Das brillante Album “Cannonball Adderley Quintet In Chicago” markierte für die beiden Miles-Davis-Saxophonisten Cannonball Adderley und John Coltrane bedeutende Wendepunkte in ihrer Karriere.
Cannonball Adderley Quintet In Chicago (Acoustic Sounds LP=
Cannonball Adderley Quintet In Chicago (Acoustic Sounds LP=
25.07.2023

Diese LP und weitere Folgen aus der Acoustic Sounds-Serie finden Sie in unserem JazzEcho-Store.  

 

Für die Reihe “Acoustic Sounds Vinyl” ist das Beste gerade gut genug. Präsentiert werden in dieser Serie ausschließlich Bestseller aus den Katalogen von Verve Impulse! und anderen klassischen Jazzlabels, die über viele Jahrzehnte hinweg nichts von ihrer ursprünglichen Faszinationskraft eingebüßt haben. Dass hier nicht nur musikalisch das Beste geboten wird, garantiert Verve Records dabei durch die enge Zusammenarbeit mit dem renommierten Team von Acoustic Sounds.

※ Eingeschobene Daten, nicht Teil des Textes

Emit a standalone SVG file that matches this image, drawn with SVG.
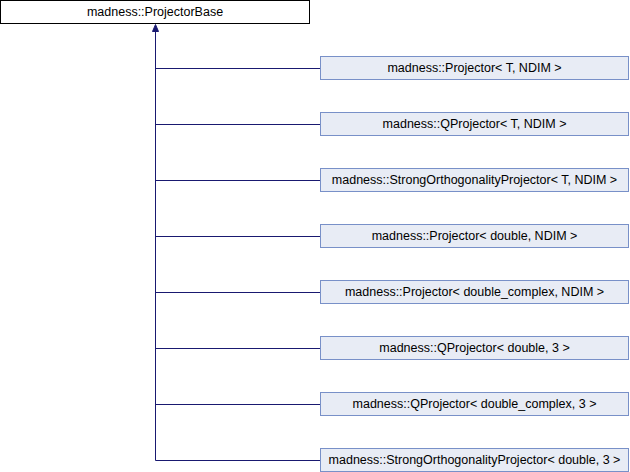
<svg xmlns="http://www.w3.org/2000/svg" width="630" height="472" viewBox="0 0 630 472">
<style>
.base rect{fill:#ffffff;stroke:#000000;stroke-width:1}
.node rect{fill:#e8ecf5;stroke:#7890c8;stroke-width:1}
text{font-family:"Liberation Sans",Arial,sans-serif;font-size:12.5px;fill:#000000;text-anchor:middle}
.edges path{fill:none;stroke:#191970;stroke-width:1}
</style>
<rect width="630" height="472" fill="#ffffff"/>
<g class="edges" id="connectors">
<path d="M155.5,31 V460.5"/>
<path d="M155.5,68.5 H320"/>
<path d="M155.5,124.5 H320"/>
<path d="M155.5,180.5 H320"/>
<path d="M155.5,236.5 H320"/>
<path d="M155.5,292.5 H320"/>
<path d="M155.5,348.5 H320"/>
<path d="M155.5,404.5 H320"/>
<path d="M155.5,460.5 H320"/>
<polygon points="155.5,24.5 152.5,31.5 158.5,31.5" fill="#191970" stroke="#191970" stroke-width="1"/>
</g>
<g id="ProjectorBase" class="base"><rect x="0.5" y="0.5" width="309" height="23"/><text x="155" y="16">madness::ProjectorBase</text></g>
<g id="n1" class="node"><rect x="320.5" y="56.5" width="308" height="23"/><text x="474.5" y="72">madness::Projector&lt; T, NDIM &gt;</text></g>
<g id="n2" class="node"><rect x="320.5" y="112.5" width="308" height="23"/><text x="474.5" y="128">madness::QProjector&lt; T, NDIM &gt;</text></g>
<g id="n3" class="node"><rect x="320.5" y="168.5" width="308" height="23"/><text x="474.5" y="184">madness::StrongOrthogonalityProjector&lt; T, NDIM &gt;</text></g>
<g id="n4" class="node"><rect x="320.5" y="224.5" width="308" height="23"/><text x="474.5" y="240">madness::Projector&lt; double, NDIM &gt;</text></g>
<g id="n5" class="node"><rect x="320.5" y="280.5" width="308" height="23"/><text x="474.5" y="296">madness::Projector&lt; double_complex, NDIM &gt;</text></g>
<g id="n6" class="node"><rect x="320.5" y="336.5" width="308" height="23"/><text x="474.5" y="352">madness::QProjector&lt; double, 3 &gt;</text></g>
<g id="n7" class="node"><rect x="320.5" y="392.5" width="308" height="23"/><text x="474.5" y="408">madness::QProjector&lt; double_complex, 3 &gt;</text></g>
<g id="n8" class="node"><rect x="320.5" y="448.5" width="308" height="23"/><text x="474.5" y="464">madness::StrongOrthogonalityProjector&lt; double, 3 &gt;</text></g>
</svg>
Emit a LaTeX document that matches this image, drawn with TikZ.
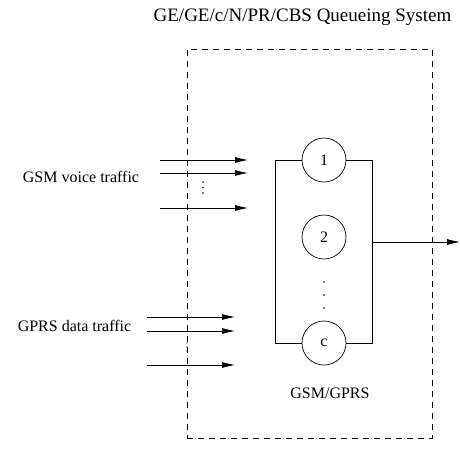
\documentclass[tikz,border=0pt]{standalone}
\usepackage{fontspec}
\setmainfont{Liberation Serif}
\usetikzlibrary{arrows.meta}
\usetikzlibrary{positioning}

\begin{document}
\begin{tikzpicture}[x=1pt,y=-1pt,>={Latex[length=13pt,width=6pt]},line width=0.7pt,
    font=\fontsize{16}{19}\selectfont]
 \tikzstyle{server}=[draw, circle, minimum size=44pt, inner sep=0pt]
 \tikzstyle{sysbox}=[draw, dashed, line width=0.55pt, dash pattern=on 6pt off 5pt, minimum width=245pt, minimum height=389pt, inner sep=0pt]
 \tikzstyle{lbl}=[inner sep=0pt]
 \useasboundingbox (0,0) rectangle (459,469);
 				 \node[sysbox]          (sys) at (309.5,243.5) {};
 				 \node[lbl, font=\fontsize{19}{22}\selectfont] (title) at (302.5,17) {GE/GE/c/N/PR/CBS Queueing System};
 				 \node[server]          (s1) at (324,160) {1};
 				 \node[server]          (s2) at (324,237) {2};
 				 \node[server]          (sc) at (324,343) {c};
 				 \node[lbl]             (pool) at (330,393) {GSM/GPRS};
 				 \node[lbl]             (voice) at (81,177) {GSM voice traffic};
 				 \node[lbl]             (data) at (74.5,326) {GPRS data traffic};
 				 \coordinate            (tl) at (275,160);
 				 \coordinate            (bl) at (275,343);
 				 \coordinate            (tr) at (372,160);
 				 \coordinate            (br) at (372,343);
 				 \coordinate            (outA) at (372,242);
 				 \coordinate            (outB) at (460,242);
				% frame round the servers
				\draw (s1.west) -- (tl) -- (bl) -- (sc.west);
				\draw (s1.east) -- (tr) -- (br) -- (sc.east);
				\draw[->] (outA) -- (outB);
				% arriving streams
				\foreach \y/\n in {160/1,173/2,208/3} {
				  \coordinate (v\n a) at (160,\y);
				  \coordinate (v\n b) at (248,\y);
				  \draw[->] (v\n a) -- (v\n b);
				}
				\foreach \y/\n in {317/1,331/2,365/3} {
				  \coordinate (d\n a) at (147,\y);
				  \coordinate (d\n b) at (235,\y);
				  \draw[->] (d\n a) -- (d\n b);
				}
				% dots
				\foreach \y in {282,295,308} \fill (324,\y) circle (0.9pt);
				\foreach \y in {182,187.5,193} \fill (203,\y) circle (0.8pt);
				\foreach \y in {343,347,351} \fill (187,\y) circle (0.6pt);
\end{tikzpicture}
\end{document}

Unter der Supervision von Firmengründer Chad Kassem mastern dort erfahrene Toningenieure die Aufnahmen von den originalen Analog-Tonbändern neu, bevor sie bei Quality Record Pressings auf 180-Gramm-Vinyl gepresst werden. Die fertigen Scheiben werden dann in von Stoughton Printing Co. produzierte hochwertige Klapphüllen mit sogenannten Tip-On-Jackets gesteckt, die dem Album ein besonders edles Aussehen verleihen.
Cannonball Adderley – Quintet In Chicago
Dass dieses atemberaubende Album des Cannonball Adderley Quintets ein klein wenig wie “Kind Of Blue” klingt, hat einen schlicht Grund: Denn im Grunde ist auf ihm das Miles Davis Sextet (minus Miles Davis und Bill Evans) zu hören, das nur einen Monat später das epochale Meisterwerk “Kind Of Blue” aufnehmen sollte, das mit inzwischen über 5 Millionen abgesetzten Exemplaren noch immer das bestverkaufte Jazzinstrumentalalbum aller Zeiten ist.
Anfang 1959 hatte Miles Davis mit seinem Sextett in Chicago gastiert, um ein längeres Engagement in der Lounge des historischen Sutherland Hotel wahrzunehmen. Die Band war zu diesem Zeitpunkt mit dem Altsaxofonisten Julian “Cannonball” Adderley, Tenorsaxofonist John Coltrane, Bassist Paul Chambers, Schlagzeuger Jimmy Cobb und Neuzugang Wynton Kelly am Piano besetzt (letzterer sollte auf “Kind Of Blue” freilich nur bei der Aufnahme von “Freddie Freeloader” zum Zuge kommen). An einem freien Tag ergriff Cannonball die Gelegenheit, um mit den Musikern der Band (aber ohne Miles) ins nahegelegene Universal Recording Studio zu gehen und dort ein eigenes Album einzuspielen, das den Titel “Cannonball Adderley Quintet In Chicago” erhielt. Die dafür aufgenommene Musik unterschied sich deutlich von jener, die diese Musiker ansonsten mit dem Miles Davis Sextet spielten. Das unterstreicht allein schon die Tatsache, dass keine der hier zu hörenden sechs Kompositionen – darunter Adderleys “Wabash” sowie “Grand Central” and “The Sleeper” von Coltrane – je von Miles im Studio oder live aufgenommen wurde.
Das Programm spiegelte vielmehr die dynamischen Persönlichkeiten der beiden damaligen Davis-Saxofonisten wider: dem beschwingten und bluesigen Altisten Cannonball Adderley und dem intensiven und suchenden Tenoristen John Coltrane. Jeweils ein Stück aus dem Repertoire diente den beiden Saxofonisten dabei als reines Solo-Feature: im bluesigen “Stars Fell On Alabama” ist es Adderley und in der Ballade “You’re A Weaver Of Dreams” ist es Coltrane. In den restlichen vier Nummern, die Adderley und Coltrane zusammen bestritten, zeigt sich, weshalb Miles Davis sie in sein Sextett geholt hatte. In seiner Autobiographie erinnerte sich  der Trompeter jahrzehnte später: “Ich hatte das Gefühl, dass Cannonballs bluesverwurzeltes Altsaxofon in Verbindung mit Tranes harmonischer, akkordischer Spielweise, seiner freieren Herangehensweise, eine neue Art von Feeling, einen neuen Klang erzeugen würde.”
Das Album markierte für Cannonball Adderley und John Coltrane bedeutende Wendepunkte in ihrer Karriere. Denn beide begannen schon kurz danach, sich als Bandleader und Solisten mit ausgeprägter Individualstimme endgültig zu etablieren.